During the joint hearing in this case, the COPT has also agreed to take up this issue with the IPA to formulate a coordinated viewpoint about extending the concessions to the CRCs in coastal traffic. Till this happens, it may not be possible to consider the representation of M/s. SSL for a separate coastal rate for motor cars.
Even though we have requested some of the ports to approach the IPA for a discussion on this issue and to come out with a coordinated view of all major port trusts, it is possible that the ports may not respond for a length of time. In case the IPA fails to give a coordinated viewpoint within a reasonable period, this Authority shall take a suo motu initiative. In any event, it is reasonably expected that this Authority will be in a position to decide on this subject within next 4 to 5 months time.
(vi).
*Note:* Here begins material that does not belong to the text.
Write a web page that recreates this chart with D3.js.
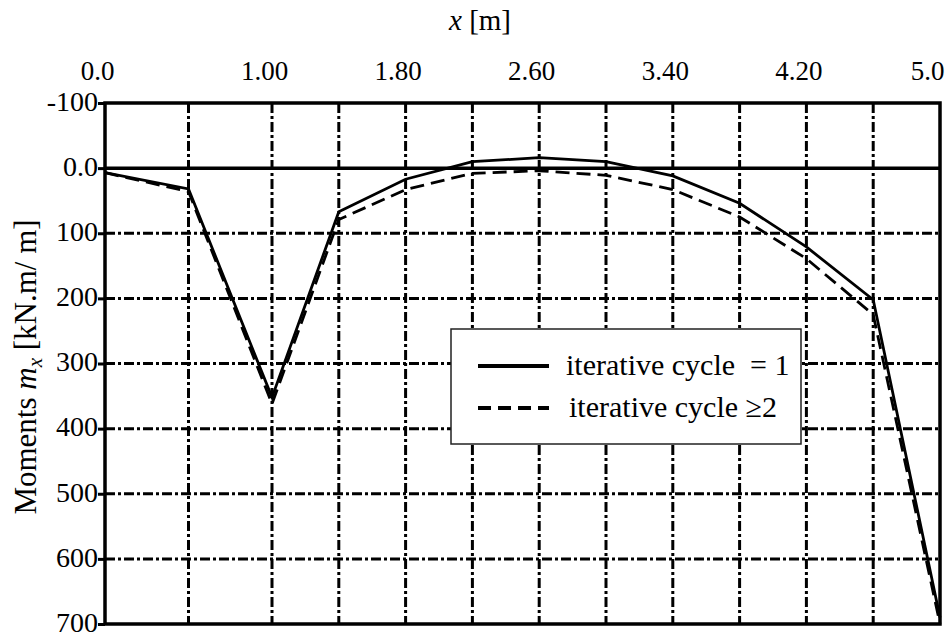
<!DOCTYPE html>
<html>
<head>
<meta charset="utf-8">
<script src="https://cdn.jsdelivr.net/npm/d3@7"></script>
<style>
	body { margin: 0; background: #fff; }
	svg { display: block; }
	text { font-family: 'Liberation Serif', 'Times New Roman', serif; fill: #000; }
</style>
</head>
<body>
<svg></svg>
<script>
// positions along the beam [m]
const xs = [0, 0.5, 1.0, 1.4, 1.8, 2.2, 2.6, 3.0, 3.4, 3.8, 4.2, 4.6, 5.0]
// moments m_x [kN.m/m], positive drawn downward
const cycle1 = [7, 32, 352, 67, 17, -10, -16, -10, 12, 54, 121, 202, 690]
const cycle2 = [7, 36, 362, 79, 33, 8, 4, 11, 33, 75, 139, 225, 700]

const xTickValues = [0, 1.0, 1.8, 2.6, 3.4, 4.2, 5.0]
const xTickLabels = ['0.0', '1.00', '1.80', '2.60', '3.40', '4.20', '5.0']
const yTickValues = [-100, 0, 100, 200, 300, 400, 500, 600, 700]
const yTickLabels = ['-100', '0.0', '100', '200', '300', '400', '500', '600', '700']
const legendLabels = ['iterative cycle  = 1', 'iterative cycle \u22652']

const W = 949, H = 637
const margin = { top: 103, right: 9, bottom: 13, left: 105 }
const width = W - margin.left - margin.right,
	height = H - margin.top - margin.bottom

const svg = d3.select('svg')
	.attr('width', W)
	.attr('height', H)

const x = d3.scaleLinear().domain([0, 5]).range([0, width])
const y = d3.scaleLinear().domain([-100, 700]).range([0, height])

const g = svg.append('g')
	.attr('transform', 'translate(' + margin.left + ',' + margin.top + ')')

// vertical dash-dot grid at every computed station
g.selectAll('.vgrid')
	.data(xs.filter(d => d > 0 && d < 5))
	.enter()
	.append('line')
	.attr('x1', d => x(d))
	.attr('x2', d => x(d))
	.attr('y1', 0)
	.attr('y2', height)
	.attr('stroke', '#000')
	.attr('stroke-width', 3)
	.attr('stroke-dasharray', '10,3,3,3')

// horizontal dash-dot grid
g.selectAll('.hgrid')
	.data(yTickValues.filter(d => d > 0 && d < 700))
	.enter()
	.append('line')
	.attr('x1', 0)
	.attr('x2', width)
	.attr('y1', d => y(d))
	.attr('y2', d => y(d))
	.attr('stroke', '#000')
	.attr('stroke-width', 3)
	.attr('stroke-dasharray', '10,3,3,3')

// zero line
g.append('line')
	.attr('x1', 0)
	.attr('x2', width)
	.attr('y1', y(0))
	.attr('y2', y(0))
	.attr('stroke', '#000')
	.attr('stroke-width', 3.5)

// left axis with ticks pointing outward
const yAxis = g.append('g')
	.call(d3.axisLeft(y)
		.tickValues(yTickValues)
		.tickFormat((d, i) => yTickLabels[i])
		.tickSize(7)
		.tickPadding(0))
yAxis.select('.domain').remove()
yAxis.selectAll('line').attr('stroke-width', 3)
yAxis.selectAll('text')
	.style('font-family', "'Liberation Serif', serif")
	.style('font-size', '28px')
	.attr('dy', '0.26em')

// top axis labels (no ticks)
const xAxis = g.append('g')
	.call(d3.axisTop(x)
		.tickValues(xTickValues)
		.tickFormat((d, i) => xTickLabels[i])
		.tickSize(0)
		.tickPadding(23))
xAxis.select('.domain').remove()
xAxis.selectAll('text')
	.style('font-family', "'Liberation Serif', serif")
	.style('font-size', '27px')
	.attr('x', (d, i) => i === xTickValues.length - 1 ? -13 : -8)

// frame
g.append('rect')
	.attr('width', width)
	.attr('height', height)
	.attr('fill', 'none')
	.attr('stroke', '#000')
	.attr('stroke-width', 3.5)

const line = d3.line()
	.x((d, i) => x(xs[i]))
	.y(d => y(d))

g.append('path')
	.datum(cycle2)
	.attr('d', line)
	.attr('fill', 'none')
	.attr('stroke', '#000')
	.attr('stroke-width', 2.8)
	.attr('stroke-dasharray', '14,7')

g.append('path')
	.datum(cycle1)
	.attr('d', line)
	.attr('fill', 'none')
	.attr('stroke', '#000')
	.attr('stroke-width', 2.8)

// legend
const legend = svg.append('g').attr('transform', 'translate(451,329)')
legend.append('rect')
	.attr('width', 350)
	.attr('height', 115)
	.attr('fill', '#fff')
	.attr('stroke', '#222')
	.attr('stroke-width', 1.5)

legend.selectAll('.key')
	.data(legendLabels)
	.enter()
	.append('line')
	.attr('x1', 27)
	.attr('x2', 98)
	.attr('y1', (d, i) => 37 + i * 42)
	.attr('y2', (d, i) => 37 + i * 42)
	.attr('stroke', '#000')
	.attr('stroke-width', 4)
	.attr('stroke-dasharray', (d, i) => i ? '13,7' : null)

legend.selectAll('.lbl')
	.data(legendLabels)
	.enter()
	.append('text')
	.attr('x', (d, i) => i ? 118 : 115)
	.attr('y', (d, i) => 37 + i * 42)
	.attr('dy', '0.3em')
	.style('font-size', '30px')
	.style('white-space', 'pre')
	.text(d => d)

// axis titles
const xt = svg.append('text')
	.attr('x', 480)
	.attr('y', 30)
	.attr('text-anchor', 'middle')
	.style('font-size', '29px')
xt.append('tspan').style('font-style', 'italic').text('x')
xt.append('tspan').text(' [m]')

const yt = svg.append('text')
	.attr('transform', 'translate(36,367) rotate(-90)')
	.attr('text-anchor', 'middle')
	.style('font-size', '31px')
yt.append('tspan').text('Moments ')
yt.append('tspan').style('font-style', 'italic').text('m')
yt.append('tspan').style('font-style', 'italic').style('font-size', '21px').attr('dy', 6).text('x')
yt.append('tspan').attr('dy', -6).text(' [kN.m/ m]')
</script>
</body>
</html>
The SSL has also raised the issue of reduction in the vessel-related charges with reference to GRT in the case of PCC vessels. It has argued that the vessel related charges based on GRT will work adversely as GRT on PCC is very high when compared to its DWT. This issue is totally different from the main issue of wharfage on motor cars, which has been agitated in the representation of the SSL. The COPT may, however, examine this demand further and come up with a proposal, if the demand is found justified. Incidentally, we may also have to take a view about going back from GRT to DWT as a basis for levy of tariffs. Internationally the practice is reported to be in favour of going by GRT (and, not DWT) for tariff purposes.
8. In the result, and for reasons given above, this Authority hereby closes this case at this stage. Notwithstanding the closure of the case, the SSL, like other agencies dealing with coastal movement of cargo, will automatically receive relief, if and when the Authority decides to extend the concession to cargo related charges in coastal traffic for common adoption by all major port trusts.